Similarly, she starts Paul Gannon’s review with “If you, like me, are skeptical on the subject of the existence of ghosts, go and see Paul Gannon Ain’t Afraid Of No Ghost. If you do believe in ghosts, go and see Paul Gannon Ain’t Afraid Of No Ghost.” I’m pleased with your conclusion, Lane, but did you really have to hack it to death like that? And you’ve put a clause in the first sentence. And you’ve spelled sceptical wrong. And you smell. She doesn’t really smell.

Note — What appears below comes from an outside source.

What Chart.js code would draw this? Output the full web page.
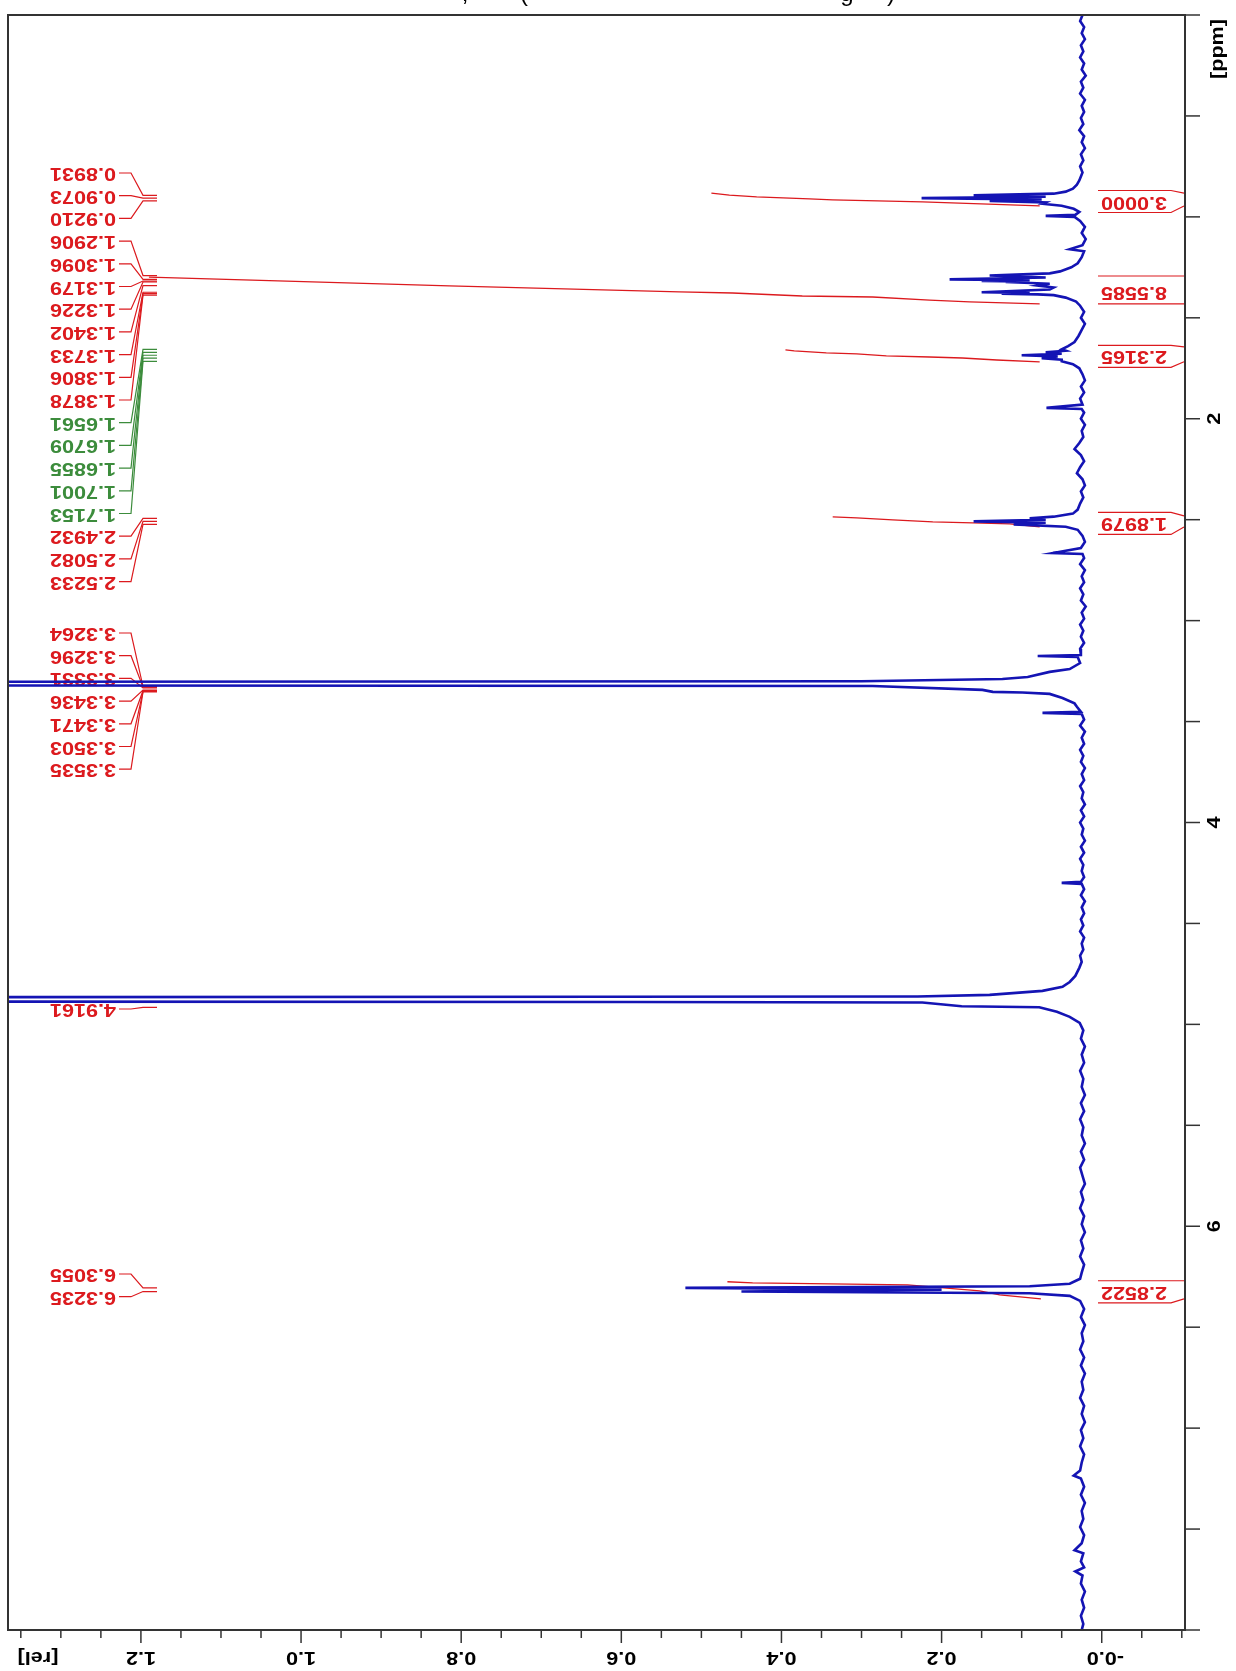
<!DOCTYPE html>
<html>
<head>
<meta charset="utf-8">
<script src="https://cdn.jsdelivr.net/npm/chart.js@4.4.1/dist/chart.umd.min.js"></script>
<style>
  html, body { margin: 0; padding: 0; background: #fff; }
  canvas { display: block; }
</style>
</head>
<body>
<canvas id="chart" width="1236" height="1671"></canvas>
<script>
// spectrum trace: chemical shift (ppm) and relative intensity
const specPpm = [
  0.00, 0.03, 0.06, 0.09, 0.12, 0.15, 0.18, 0.21, 0.24, 0.27,
  0.30, 0.33, 0.36, 0.39, 0.42, 0.45, 0.48, 0.51, 0.54, 0.57,
  0.60, 0.63, 0.66, 0.69, 0.72, 0.75, 0.78, 0.80, 0.82, 0.84,
  0.86, 0.875, 0.885, 0.8931, 0.900, 0.9073, 0.914, 0.9210, 0.928, 0.935,
  0.945, 0.96, 0.975, 0.99, 0.995, 1.00,
  1.02, 1.05, 1.08, 1.11, 1.14, 1.16, 1.17, 1.20, 1.23, 1.25,
  1.27, 1.28, 1.2906, 1.300, 1.3096, 1.314, 1.3179, 1.320, 1.3226, 1.331,
  1.3402, 1.350, 1.360, 1.3733, 1.377, 1.3806, 1.384, 1.3878, 1.40, 1.42,
  1.44, 1.47, 1.50, 1.53, 1.56, 1.59, 1.62, 1.64,
  1.6561, 1.663, 1.6709, 1.678, 1.6855, 1.692, 1.7001, 1.708, 1.7153, 1.73,
  1.75, 1.78, 1.81, 1.84, 1.87, 1.90, 1.93, 1.946, 1.952, 1.97,
  2.00, 2.03, 2.06, 2.09, 2.12, 2.15, 2.18, 2.21, 2.24, 2.27,
  2.30, 2.33, 2.36, 2.39, 2.42, 2.45, 2.47,
  2.485, 2.4932, 2.500, 2.5082, 2.515, 2.5233, 2.535, 2.55,
  2.58, 2.61, 2.64, 2.665, 2.67, 2.69, 2.72, 2.75, 2.78, 2.81,
  2.84, 2.87, 2.90, 2.93, 2.96, 2.99, 3.02, 3.05, 3.08, 3.11,
  3.14, 3.170, 3.175, 3.18,
  3.21, 3.24, 3.254, 3.279, 3.289, 3.300, 3.312, 3.324, 3.343, 3.353,
  3.356, 3.363, 3.383, 3.41, 3.427, 3.452, 3.457, 3.462,
  3.49, 3.52, 3.55, 3.58, 3.61, 3.64, 3.67, 3.70, 3.73, 3.76,
  3.79, 3.82, 3.85, 3.88, 3.91, 3.94, 3.97, 4.00, 4.03, 4.06,
  4.09, 4.12, 4.15, 4.18, 4.21, 4.24, 4.27, 4.294, 4.299, 4.304,
  4.33, 4.36, 4.39, 4.42, 4.45, 4.48, 4.51, 4.54, 4.57, 4.60,
  4.63, 4.66, 4.69, 4.72,
  4.76, 4.79, 4.814, 4.834, 4.854, 4.862, 4.863, 4.876, 4.889, 4.892,
  4.910, 4.915, 4.938, 4.963, 4.993,
  5.03, 5.07, 5.11, 5.15, 5.19, 5.23, 5.27, 5.31, 5.35, 5.39,
  5.43, 5.47, 5.51, 5.55, 5.59, 5.63, 5.67, 5.71, 5.75, 5.79,
  5.83, 5.87, 5.91, 5.95, 5.99, 6.03, 6.07, 6.11, 6.15, 6.19,
  6.23, 6.26, 6.285, 6.297, 6.3055, 6.314, 6.3235, 6.332, 6.345, 6.37,
  6.41, 6.45, 6.49, 6.53, 6.57, 6.61, 6.65, 6.69, 6.73, 6.77,
  6.81, 6.85, 6.89, 6.93, 6.97, 7.01, 7.05, 7.09, 7.13, 7.17,
  7.21, 7.235, 7.25, 7.29, 7.33, 7.37, 7.41, 7.45, 7.49, 7.53,
  7.57, 7.605, 7.62, 7.66, 7.69, 7.71, 7.73, 7.77, 7.81, 7.85,
  7.89, 7.93, 7.97, 8.00
];
const specInt = [
  0.024, 0.027, 0.022, 0.025, 0.021, 0.026, 0.023, 0.027, 0.022, 0.025,
  0.020, 0.026, 0.023, 0.027, 0.021, 0.025, 0.022, 0.026, 0.023, 0.028,
  0.022, 0.025, 0.021, 0.026, 0.023, 0.027, 0.024, 0.026, 0.028, 0.031,
  0.036, 0.045, 0.060, 0.160, 0.070, 0.225, 0.075, 0.140, 0.070, 0.074,
  0.050, 0.035, 0.028, 0.033, 0.070, 0.034,
  0.027, 0.021, 0.025, 0.020, 0.024, 0.040, 0.022, 0.025, 0.030, 0.038,
  0.052, 0.065, 0.140, 0.070, 0.190, 0.090, 0.150, 0.100, 0.120, 0.065,
  0.080, 0.060, 0.065, 0.150, 0.090, 0.125, 0.080, 0.060, 0.045, 0.032,
  0.027, 0.022, 0.026, 0.021, 0.025, 0.029, 0.034, 0.042,
  0.050, 0.045, 0.070, 0.050, 0.100, 0.055, 0.075, 0.050, 0.050, 0.036,
  0.028, 0.024, 0.021, 0.026, 0.022, 0.027, 0.024, 0.069, 0.025, 0.022,
  0.026, 0.021, 0.025, 0.023, 0.028, 0.034, 0.026, 0.022, 0.027, 0.031,
  0.024, 0.021, 0.026, 0.023, 0.027, 0.030, 0.036,
  0.060, 0.090, 0.070, 0.160, 0.070, 0.110, 0.045, 0.030,
  0.024, 0.021, 0.026, 0.061, 0.024, 0.022, 0.027, 0.021, 0.025, 0.022,
  0.027, 0.023, 0.026, 0.020, 0.025, 0.022, 0.027, 0.023, 0.026, 0.022,
  0.027, 0.026, 0.080, 0.030,
  0.027, 0.040, 0.065, 0.0925, 0.124, 0.300, 5.0, 0.286, 0.149, 0.136,
  0.099, 0.065, 0.049, 0.034, 0.031, 0.026, 0.074, 0.025,
  0.022, 0.027, 0.021, 0.025, 0.022, 0.027, 0.023, 0.026, 0.021, 0.025,
  0.022, 0.027, 0.023, 0.025, 0.021, 0.026, 0.022, 0.027, 0.023, 0.025,
  0.021, 0.026, 0.022, 0.027, 0.023, 0.025, 0.022, 0.026, 0.050, 0.025,
  0.022, 0.026, 0.021, 0.025, 0.022, 0.026, 0.023, 0.027, 0.022, 0.025,
  0.023, 0.027, 0.025, 0.028,
  0.033, 0.040, 0.049, 0.074, 0.140, 0.230, 0.616, 6.0, 0.580, 0.224,
  0.175, 0.078, 0.056, 0.040, 0.0275,
  0.023, 0.026, 0.021, 0.025, 0.022, 0.027, 0.023, 0.025, 0.021, 0.026,
  0.022, 0.027, 0.023, 0.025, 0.021, 0.026, 0.022, 0.027, 0.024, 0.021,
  0.026, 0.023, 0.027, 0.022, 0.025, 0.021, 0.026, 0.023, 0.027, 0.022,
  0.025, 0.027, 0.040, 0.090, 0.520, 0.200, 0.450, 0.090, 0.040, 0.027,
  0.022, 0.026, 0.021, 0.025, 0.023, 0.027, 0.022, 0.026, 0.021, 0.025,
  0.023, 0.027, 0.022, 0.025, 0.021, 0.026, 0.023, 0.027, 0.022, 0.025,
  0.027, 0.035, 0.026, 0.022, 0.026, 0.021, 0.025, 0.023, 0.027, 0.022,
  0.025, 0.034, 0.023, 0.026, 0.022, 0.033, 0.024, 0.026, 0.021, 0.025,
  0.022, 0.026, 0.023, 0.025
];

// integral curves (running integral, drawn on the intensity scale)
const int1Ppm = [0.882, 0.892, 0.901, 0.911, 0.916, 0.926, 0.946];
const int1Val = [0.4875, 0.465, 0.431, 0.365, 0.336, 0.224, 0.0775];
const int2Ppm = [1.298, 1.313, 1.342, 1.372, 1.377, 1.392, 1.397, 1.412, 1.421, 1.431];
const int2Val = [1.19, 1.061, 0.815, 0.5275, 0.461, 0.374, 0.286, 0.215, 0.165, 0.0775];
const int3Ppm = [1.659, 1.664, 1.674, 1.679, 1.689, 1.694, 1.699, 1.709, 1.718];
const int3Val = [0.395, 0.384, 0.344, 0.306, 0.269, 0.215, 0.174, 0.131, 0.0775];
const int4Ppm = [2.486, 2.491, 2.501, 2.511, 2.516, 2.521, 2.536];
const int4Val = [0.336, 0.306, 0.261, 0.211, 0.161, 0.115, 0.0775];
const int5Ppm = [6.275, 6.280, 6.290, 6.320, 6.340, 6.360];
const int5Val = [0.4675, 0.436, 0.2425, 0.1525, 0.1275, 0.076];

// integral values and their ppm limits
const integralText = ['3.0000', '8.5585', '2.3165', '1.8979', '2.8522'];
const integralFrom = [0.882, 1.293, 1.644, 2.481, 6.270];
const integralTo   = [0.946, 1.431, 1.718, 2.536, 6.360];

// peak picking list
const peakPpm = [
  0.8931, 0.9073, 0.9210, 1.2906, 1.3096, 1.3179, 1.3226, 1.3402, 1.3733, 1.3806,
  1.3878, 1.6561, 1.6709, 1.6855, 1.7001, 1.7153, 2.4932, 2.5082, 2.5233,
  3.3264, 3.3296, 3.3331, 3.3436, 3.3471, 3.3503, 3.3535,
  4.9161, 6.3055, 6.3235
];
const greenPeaks = [1.6561, 1.6709, 1.6855, 1.7001, 1.7153];

// axis ticks
const intTickVals = [0, 0.2, 0.4, 0.6, 0.8, 1.0, 1.2];
const intTickText = ['-0.0', '0.2', '0.4', '0.6', '0.8', '1.0', '1.2'];
const ppmTickVals = [2, 4, 6];
const ppmTickText = ['2', '4', '6'];

// label rows: [first peak index, end index, y of first row]
const labelGroups = [[0, 19, 173], [19, 26, 633], [26, 27, 1009], [27, 29, 1274]];
const ROW = 22.7;

const RED = '#dc1a1e';
const GREEN = '#3c8c3c';
const BLUE = '#1414b4';
const FONT = 'bold 18px "Liberation Sans", Arial, sans-serif';

function pts(ys, xs) {
  return ys.map((y, i) => ({ x: xs[i], y: y }));
}

function rotText(ctx, txt, x, y, angle, align, dx) {
  ctx.save();
  ctx.translate(x, y);
  ctx.rotate(angle);
  ctx.scale(1.2, 1);
  ctx.textAlign = align;
  ctx.textBaseline = 'middle';
  ctx.fillText(txt, dx || 0, 0);
  ctx.restore();
}

function line(ctx, x1, y1, x2, y2) {
  ctx.beginPath();
  ctx.moveTo(x1, y1);
  ctx.lineTo(x2, y2);
  ctx.stroke();
}

const decor = {
  id: 'decor',
  beforeDatasetsDraw(chart) {
    const ctx = chart.ctx;
    const ys = chart.scales.y;
    ctx.save();
    ctx.font = FONT;
    ctx.lineWidth = 1.2;
    // peak labels, upside down, on the left
    labelGroups.forEach(([a, b, top]) => {
      for (let i = a; i < b; i++) {
        const col = greenPeaks.includes(peakPpm[i]) ? GREEN : RED;
        const ry = top + (i - a) * ROW;
        const py = ys.getPixelForValue(peakPpm[i]);
        ctx.fillStyle = col;
        ctx.strokeStyle = col;
        rotText(ctx, peakPpm[i].toFixed(4), 116, ry, Math.PI, 'left');
        ctx.beginPath();
        ctx.moveTo(119, ry);
        ctx.lineTo(131, ry);
        ctx.lineTo(143, py);
        ctx.lineTo(157, py);
        ctx.stroke();
      }
    });
    // integral values on the right, between baseline and axis
    ctx.fillStyle = RED;
    ctx.strokeStyle = RED;
    integralText.forEach((t, i) => {
      const y1 = ys.getPixelForValue(integralFrom[i]);
      const y2 = ys.getPixelForValue(integralTo[i]);
      const cy = (y1 + y2) / 2 + 2;
      const top = Math.min(y1, cy - 11);
      const bot = Math.max(y2, cy + 11);
      rotText(ctx, t, 1134, cy, Math.PI, 'center');
      ctx.beginPath();
      ctx.moveTo(1098, top); ctx.lineTo(1171, top); ctx.lineTo(1184, y1);
      ctx.moveTo(1098, bot); ctx.lineTo(1171, bot); ctx.lineTo(1184, y2);
      ctx.stroke();
    });
    ctx.restore();
  },
  afterDraw(chart) {
    const ctx = chart.ctx;
    const a = chart.chartArea;
    const xs = chart.scales.x;
    const ys = chart.scales.y;
    ctx.save();
    ctx.strokeStyle = '#333';
    ctx.lineWidth = 2;
    ctx.strokeRect(a.left, a.top, a.right - a.left, a.bottom - a.top);
    ctx.fillStyle = '#000';
    ctx.font = FONT;
    // intensity axis (bottom)
    ctx.lineWidth = 1.5;
    for (let k = -2; k <= 27; k++) {
      const px = xs.getPixelForValue(k * 0.05);
      line(ctx, px, a.bottom, px, a.bottom + (k % 4 === 0 ? 13 : 8));
    }
    intTickVals.forEach((v, i) => {
      const txt = intTickText[i];
      const w = ctx.measureText(txt.replace('-', '')).width;
      rotText(ctx, txt, xs.getPixelForValue(v), 1657, Math.PI, 'right', w / 2);
    });
    rotText(ctx, '[rel]', 38, 1657, Math.PI, 'center');
    // ppm axis (right)
    for (let k = 0; k <= 16; k++) {
      const py = ys.getPixelForValue(k * 0.5);
      line(ctx, a.right, py, a.right + 15, py);
    }
    ppmTickVals.forEach((v, i) => {
      rotText(ctx, ppmTickText[i], 1215, ys.getPixelForValue(v), -Math.PI / 2, 'center');
    });
    rotText(ctx, '[ppm]', 1218, 49, -Math.PI / 2, 'center');
    // title, cut off by the top edge
    ctx.font = '24px "Liberation Sans", Arial, sans-serif';
    ctx.textAlign = 'center';
    ctx.textBaseline = 'alphabetic';
    ctx.fillText(',', 465, 1);
    ctx.fillText('(', 524, 1);
    ctx.fillText('g', 847, 1);
    ctx.fillText(')', 891, 1);
    ctx.restore();
  }
};

const intStyle = {
  showLine: true, borderColor: RED, borderWidth: 1.3,
  pointRadius: 0, tension: 0
};

new Chart(document.getElementById('chart'), {
  type: 'scatter',
  data: {
    datasets: [
      { data: pts(specPpm, specInt), showLine: true, borderColor: BLUE,
        borderWidth: 2.6, pointRadius: 0, tension: 0 },
      Object.assign({ data: pts(int1Ppm, int1Val) }, intStyle),
      Object.assign({ data: pts(int2Ppm, int2Val) }, intStyle),
      Object.assign({ data: pts(int3Ppm, int3Val) }, intStyle),
      Object.assign({ data: pts(int4Ppm, int4Val) }, intStyle),
      Object.assign({ data: pts(int5Ppm, int5Val) }, intStyle)
    ]
  },
  options: {
    responsive: false,
    devicePixelRatio: 1,
    animation: false,
    events: [],
    layout: { padding: { left: 8, right: 51, top: 15, bottom: 41 } },
    plugins: { legend: { display: false }, tooltip: { enabled: false } },
    scales: {
      x: { type: 'linear', reverse: true, min: -0.104, max: 1.366, display: false },
      y: { type: 'linear', reverse: true, min: 0, max: 8, display: false }
    }
  },
  plugins: [decor]
});
</script>
</body>
</html>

But she’s not Hemmingway, that’s all I’m saying.
Perversely, though, it’s Lane’s spoon-blunt, not-trying-too-hard style that makes her a lot more readable than most of her colleagues. “She is no comedian,” she says of one act. “She is the type of person who would make you laugh in conversation, but that is it.” She helpfully adds: “perhaps a posh English accent would have done the trick.” It’s like having your teeth knocked out with a brick and then being told “You wanna put some Bonjela on that”.
She has no qualms about saying what is, or is not, comedy, as if comedy was a nightclub on Watford High Street, and she was working the door. And her rules for who gets in are just plain odd at times. Of Pete Johansson she tells us “His material was often too genuine to be funny”. Eventually she can’t take it anymore and shouts “A warning to all of you out there who want to try your hand at story-telling comedy: please have a story.” Well that’s us told.
So, to repeat, she’s not Hemmingway. But you can’t accuse her of pretension either. And when I read Lane’s reviews I imagine her typing them into a battered Imperial while eating a bag of chips. It’s a very no-nonsense and muscular prose style; unpolished but rather honest. I can’t help thinking that I believe what she says, and she does say it very directly.